We study a driven two-state system interacting with a generic structured environment. We outline the derivation of the time-local microscopic non-Markovian master equation, in the limit of weak coupling between the system and the reservoir, and we derive its analytic solution for general reservoir spectra in the regime of validity of the secular approximation. We also consider the non-Markovian master equation without the secular approximation and study the effect of nonsecular terms on the system dynamics for two classes of reservoir spectra: the Ohmic and the Lorentzian reservoir.

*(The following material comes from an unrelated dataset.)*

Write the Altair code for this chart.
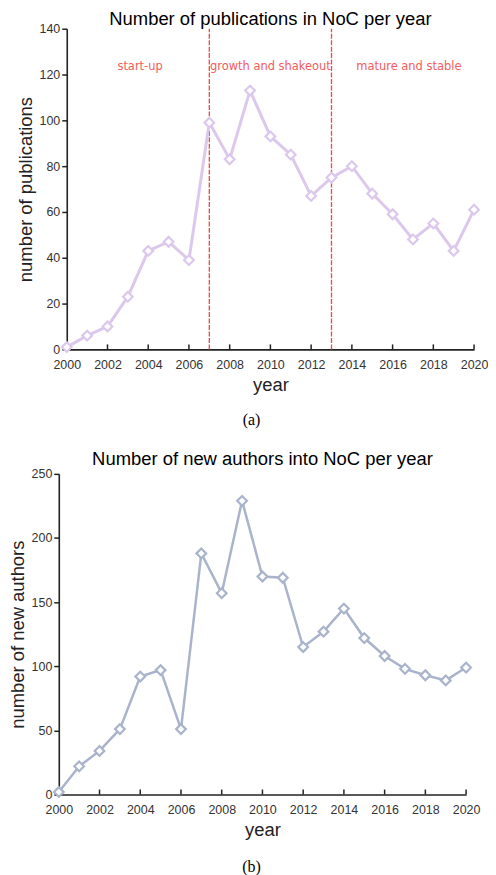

Finally, we derive the analytic conditions for complete positivity of the dynamical map, with and without the secular approximation. Interestingly, the complete positivity conditions have a transparent physical interpretation in terms of the characteristic time scales of phase diffusion and relaxation processes.

Figure 1

Lorentzian time-dependent coefficients ${\gamma }_{+}(T)/{\alpha }^2$ (dot-dashed blue line), ${\gamma }_{-}(T)/{\alpha }^2$ (dashed red line), and ${\gamma }_0(T)/{\alpha }^2$ (solid black line) for $p=0.01$, 1, 100 and $s=0.1$, 1, 10. The insets show very-short-time-scale dynamics.

Figure 2

Ohmic time-dependent coefficients ${\gamma }_{+}(T)/{\alpha }^2$ (dot-dashed blue line), ${\gamma }_{-}(T)/{\alpha }^2$ (dashed red line), and ${\gamma }_0(T)/{\alpha }^2$ (solid black line) for $p=0.01$,1,5. The insets show very-short-time-scale dynamics.

Figure 3

Dynamics of the $z$ component of the Bloch vector as a function of $T=\lambda t$ for $p=100$ and $s=0.1$. We have set ${\alpha }^2/{\omega }_A=0.01$ and $\Omega /{\omega }_A=0.01$.

Figure 4

The $z$ component of the Bloch vector in the Lorentzian case and in the nonsecular regime as a function of $T=\lambda t$ for $p=0.01$ and (a) $s=0.1$ and (b) $s=10$. In each plot we have set $\alpha =0.01{\omega }_A$ and $\Omega =0.01{\omega }_A$. The insets show the dynamics in the short, non-Markovian time scale.

Figure 5

The $x$ and $y$ components of the Bloch vector in the Lorentzian case and in the nonsecular regime as a function of $T=\lambda t$ for $p=0.01$ and (a) $s=0.1$ and (b) $s=10$. In each plot we have set $\alpha =0.01{\omega }_A$ and $\Omega =0.01{\omega }_A$.